Sąd administracyjny w Olsztynie uchylił podjętą w marcu uchwałę radnych Biskupca o likwidacji publicznego przedszkola nr 5. Zdaniem sądu, samorząd nie wywiązał się z obowiązku poinformowania o likwidacji placówki rodziców wszystkich przedszkolaków.

REKLAMA

W przedszkolu od 2 września trwa strajk rodziców i nauczycieli. Wyrok sądu nas zadowala, ale nie wiem, czy z tego powodu zawiesimy strajk. Będziemy to poważnie rozważać, bo wobec postawy władz Biskupca widzimy, że z tą władzą trzeba walczyć na sali sądowej - powiedział komentując wyrok sądu jeden z rodziców, Wojciech Andrzejewski.

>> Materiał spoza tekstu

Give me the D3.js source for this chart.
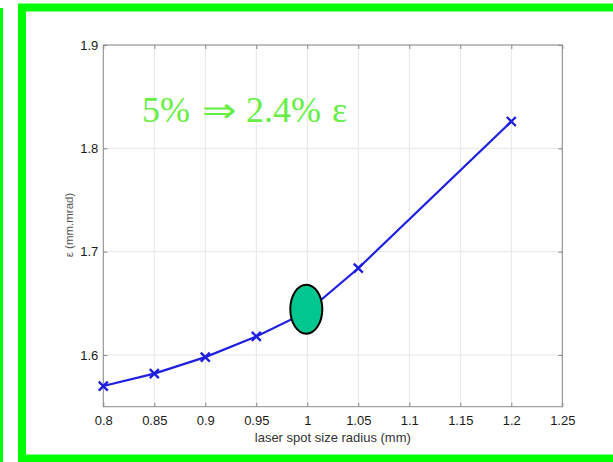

Wojewódzki Sąd Administracyjny w Olsztynie zajmował się sprawą likwidacji przedszkola na wniosek gminy, ponieważ jej marcową uchwałę w tej sprawie uchylił w kwietniu wojewoda warmińsko-mazurski w trybie tzw. rozstrzygnięcia nadzorczego.

Wojewoda stwierdził wówczas, że samorząd Biskupca nie poinformował o planowanej likwidacji rodziców wszystkich przedszkolaków. Gmina argumentowała, że wywiesiła stosowne informacje w holu przedszkola i organizowała spotkania informacyjne.

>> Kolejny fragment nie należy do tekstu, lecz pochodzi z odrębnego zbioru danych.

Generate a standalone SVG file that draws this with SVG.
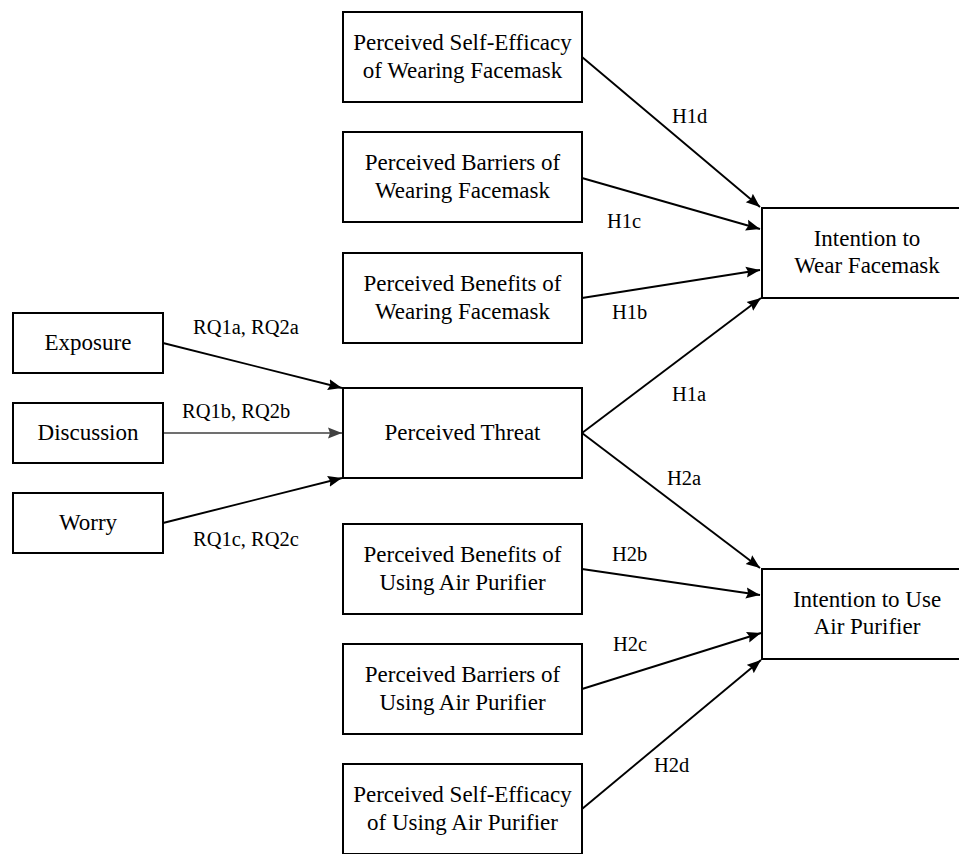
<svg xmlns="http://www.w3.org/2000/svg" width="959" height="854" viewBox="0 0 959 854">
<style>
.box{fill:#fff;stroke:#000;stroke-width:2}
text{font-family:'Liberation Serif','Times New Roman',serif;fill:#000}
.nt{font-size:23px;text-anchor:middle}
.lb{font-size:20.5px}
.ar{stroke:#000;stroke-width:1.9;fill:none;marker-end:url(#ah)}
.ag{stroke:#404040;stroke-width:1.7;fill:none;marker-end:url(#ahg)}
</style>
<defs>
<marker id="ah" markerUnits="userSpaceOnUse" markerWidth="15" markerHeight="12" refX="14" refY="6" orient="auto">
<path d="M0,0.5 L14,6 L0,11.5 L2,6 z" fill="#000"/>
</marker>
<marker id="ahg" markerUnits="userSpaceOnUse" markerWidth="15" markerHeight="12" refX="14" refY="6" orient="auto">
<path d="M0,0.5 L14,6 L0,11.5 L2,6 z" fill="#404040"/>
</marker>
</defs>
<rect width="959" height="854" fill="#fff"/>
<g id="connectors">
<line class="ar" x1="163" y1="343" x2="342" y2="388"/>
<line class="ag" x1="163" y1="433" x2="342" y2="433"/>
<line class="ar" x1="163" y1="523" x2="342" y2="478"/>
<line class="ar" x1="582" y1="57" x2="760" y2="207"/>
<line class="ar" x1="582" y1="178" x2="760" y2="229"/>
<line class="ar" x1="582" y1="298" x2="760" y2="270"/>
<line class="ar" x1="582" y1="433" x2="761" y2="298"/>
<line class="ar" x1="582" y1="433" x2="760" y2="568"/>
<line class="ar" x1="582" y1="569" x2="760" y2="595"/>
<line class="ar" x1="582" y1="689" x2="761" y2="633"/>
<line class="ar" x1="582" y1="809" x2="761" y2="660"/>
</g>
<g id="labels">
<text class="lb" x="193" y="334">RQ1a, RQ2a</text>
<text class="lb" x="182" y="418">RQ1b, RQ2b</text>
<text class="lb" x="193" y="546">RQ1c, RQ2c</text>
<text class="lb" x="672" y="123">H1d</text>
<text class="lb" x="607" y="228">H1c</text>
<text class="lb" x="612" y="319">H1b</text>
<text class="lb" x="672" y="401">H1a</text>
<text class="lb" x="667" y="485">H2a</text>
<text class="lb" x="612" y="561">H2b</text>
<text class="lb" x="613" y="651">H2c</text>
<text class="lb" x="654" y="772">H2d</text>
</g>
<g id="exposure"><rect class="box" x="13" y="313" width="150" height="60"/><text class="nt" x="88" y="350">Exposure</text></g>
<g id="discussion"><rect class="box" x="13" y="403" width="150" height="60"/><text class="nt" x="88" y="440">Discussion</text></g>
<g id="worry"><rect class="box" x="13" y="493" width="150" height="60"/><text class="nt" x="88" y="530">Worry</text></g>
<g id="se-wear"><rect class="box" x="343" y="12" width="239" height="90"/><text class="nt" x="462.5" y="50">Perceived Self-Efficacy</text><text class="nt" x="462.5" y="78">of Wearing Facemask</text></g>
<g id="bar-wear"><rect class="box" x="343" y="132" width="239" height="90"/><text class="nt" x="462.5" y="170">Perceived Barriers of</text><text class="nt" x="462.5" y="198">Wearing Facemask</text></g>
<g id="ben-wear"><rect class="box" x="343" y="253" width="239" height="90"/><text class="nt" x="462.5" y="291">Perceived Benefits of</text><text class="nt" x="462.5" y="319">Wearing Facemask</text></g>
<g id="threat"><rect class="box" x="343" y="388" width="239" height="90"/><text class="nt" x="462.5" y="440">Perceived Threat</text></g>
<g id="ben-air"><rect class="box" x="343" y="524" width="239" height="90"/><text class="nt" x="462.5" y="562">Perceived Benefits of</text><text class="nt" x="462.5" y="590">Using Air Purifier</text></g>
<g id="bar-air"><rect class="box" x="343" y="644" width="239" height="90"/><text class="nt" x="462.5" y="682">Perceived Barriers of</text><text class="nt" x="462.5" y="710">Using Air Purifier</text></g>
<g id="se-air"><rect class="box" x="343" y="764" width="239" height="90"/><text class="nt" x="462.5" y="802">Perceived Self-Efficacy</text><text class="nt" x="462.5" y="830">of Using Air Purifier</text></g>
<g id="int-wear"><rect class="box" x="762" y="208" width="210" height="90"/><text class="nt" x="867" y="246">Intention to</text><text class="nt" x="867" y="273">Wear Facemask</text></g>
<g id="int-use"><rect class="box" x="762" y="569" width="210" height="90"/><text class="nt" x="867" y="607">Intention to Use</text><text class="nt" x="867" y="634">Air Purifier</text></g>
</svg>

Radca prawny, reprezentująca gminę Biskupiec przed sądem, argumentowała, że likwidacja przedszkola nr 5 była częścią większego planu edukacji najmłodszych w gminie. Przez koszty, które generowało publiczne przedszkole, nie było możliwe zwiększenie miejsc w przedszkolach. Z zaoszczędzonych z likwidacji przedszkola środków gmina chciała powołać kolejne przedszkole - mówiła prawniczka. Sąd oddalił jednak skargę gminy podzielając zdanie wojewody, że rodzice jednego z przedszkolaków nie zostali prawidłowo poinformowani o zamiarze likwidacji "piątki", a tego wymagają przepisy.

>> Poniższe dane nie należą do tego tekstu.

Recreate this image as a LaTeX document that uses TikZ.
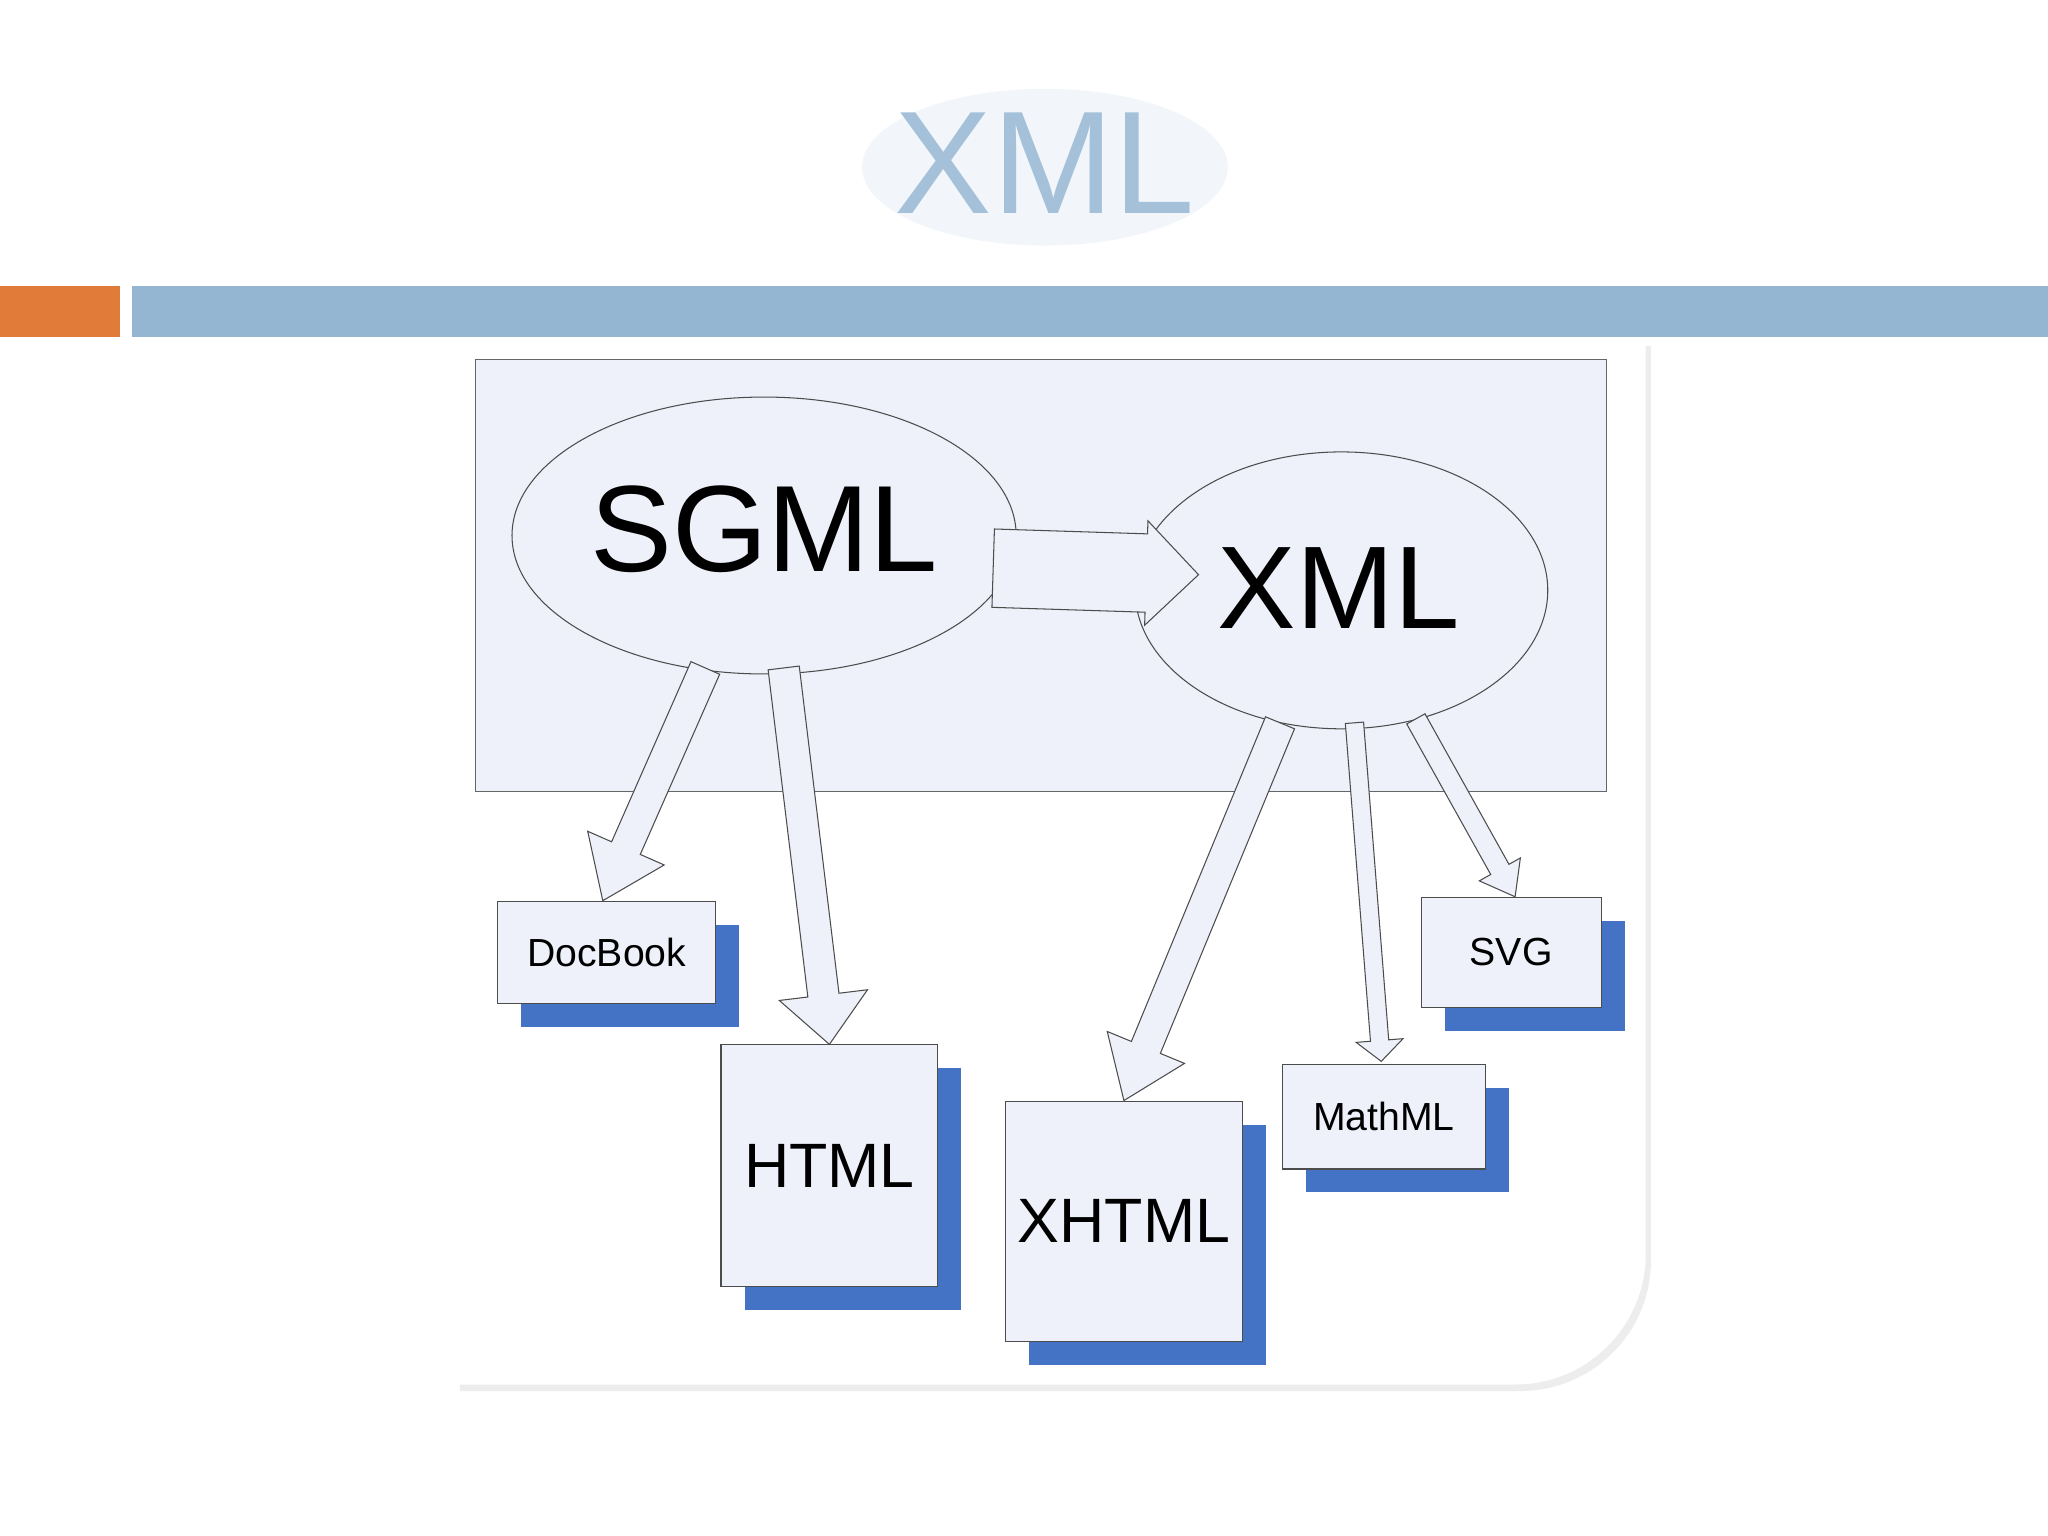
\documentclass[tikz,border=0pt]{standalone}
\usepackage{fontspec}
\setmainfont{Liberation Sans}
\usetikzlibrary{shapes.geometric,calc}
\definecolor{lav}{HTML}{EEF0FA}
\definecolor{shblue}{HTML}{4472C4}
\definecolor{barblue}{HTML}{94B6D2}
\definecolor{barorange}{HTML}{E07B39}
\tikzset{
  ell/.style={ellipse,draw=black!70,fill=lav,inner sep=0pt},
  boxn/.style={draw=black!70,fill=lav,inner sep=0pt},
  blk/.style={draw=black!70,fill=lav,line width=0.4pt},
}
% \blkarrow{start}{tip}{shaft half}{head half}{head length}
\newcommand{\blkarrow}[5]{%
  \draw[blk] ($(#1)!#3!90:(#2)$) -- ($($(#2)!#5!(#1)$)!#3!-90:(#1)$)
    -- ($($(#2)!#5!(#1)$)!#4!-90:(#1)$) -- (#2)
    -- ($($(#2)!#5!(#1)$)!#4!90:(#1)$) -- ($($(#2)!#5!(#1)$)!#3!90:(#1)$)
    -- ($(#1)!#3!-90:(#2)$) -- cycle;}
\newcommand{\panelpath}{(448,260) -- (1260,260) -- (1260,960) arc[start angle=0,end angle=-90,x radius=100,y radius=-100] -- (348,1060) -- (348,360) arc[start angle=180,end angle=90,x radius=100,y radius=-100] -- cycle}
\begin{document}
\begin{tikzpicture}[x=0.5pt,y=-0.5pt]
\useasboundingbox (0,0) rectangle (1568,1176);
\fill[white] (0,0) rectangle (1568,1176);
% title
\fill[barblue!12] (800,128) ellipse[x radius=140,y radius=60];
\node[text=barblue!85!white,font=\fontsize{56}{60}\selectfont] (title) at (800,125) {XML};
% bars
\fill[barorange] (0,219) rectangle (92,258);
\fill[barblue] (101,219) rectangle (1568,258);
% panel
\begin{scope}[shift={(4,5)}]
\fill[black!7] \panelpath;
\end{scope}
\fill[white] \panelpath;
\draw[black!60,fill=lav] (364,275) rectangle (1230,606);
% ellipses
\node[ell,minimum width=193pt,minimum height=106pt] (sgml) at (585,410) {};
\node[font=\fontsize{47}{52}\selectfont] (sgmlt) at (585,405) {SGML};
\node[ell,minimum width=158pt,minimum height=106pt] (xml) at (1027,452) {};
\node[font=\fontsize{45}{50}\selectfont] (xmlt) at (1025,450) {XML};
% boxes with shadows
\foreach \n/\xa/\ya/\xb/\yb/\t/\fs in {doc/381/690/548/768/DocBook/15,html/552/800/718/985/HTML/24,xhtml/770/843/951/1027/XHTML/24,mathml/982/815/1137/895/MathML/15,svg/1088/687/1226/771/SVG/15}{
  \fill[shblue] (\xa+18,\ya+18) rectangle (\xb+18,\yb+18);
  \node[boxn,minimum width={(\xb-\xa)*0.5pt},minimum height={(\yb-\ya)*0.5pt},font=\fontsize{\fs}{\fs}\selectfont] (\n) at ({(\xa+\xb)/2},{(\ya+\yb)/2}) {\t};
}
% arrow endpoints
\coordinate (s1) at ($(sgml.east)+(-18,25)$);
\coordinate (t1) at ($(xml.west)+(49,-12)$);
\coordinate (s2) at ($(sgml.south)+(-45,-5)$);
\coordinate (t2) at ($(doc.north)+(-3,0)$);
\coordinate (s3) at ($(sgml.south)+(15,-5)$);
\coordinate (t3) at ($(html.north)$);
\coordinate (s4) at ($(xml.south)+(-47,-5)$);
\coordinate (t4) at ($(xhtml.north)$);
\coordinate (s5) at ($(xml.south)+(10,-5)$);
\coordinate (t5) at ($(mathml.north)+(-2,-2)$);
\coordinate (s6) at ($(xml.south)+(57,-8)$);
\coordinate (t6) at ($(svg.north)+(3,0)$);
\blkarrow{s1}{t1}{15pt}{20pt}{20pt}
\blkarrow{s2}{t2}{6pt}{16pt}{22pt}
\blkarrow{s3}{t3}{6pt}{17pt}{19pt}
\blkarrow{s4}{t4}{6pt}{16pt}{22pt}
\blkarrow{s5}{t5}{3.5pt}{9pt}{8pt}
\blkarrow{s6}{t6}{4pt}{9pt}{12pt}
\end{tikzpicture}
\end{document}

Nie będę komentował tego wyroku, on pokazuje, jakie mamy w Polsce prawo. W każdym razie ponownej próby likwidacji "piątki" na pewno nie podejmiemy - powiedział zastępca burmistrza Biskupca Kamil Kozłowski.

Od początku września w przedszkolu nr 5 trwa strajk okupacyjny, bo rodzice nie zgadzali się na płacenie 3,95 zł za każdą dodatkową godzinę pobytu dziecka w placówce. Mimo obniżenia opłaty o złotówkę nie przerwano protestu.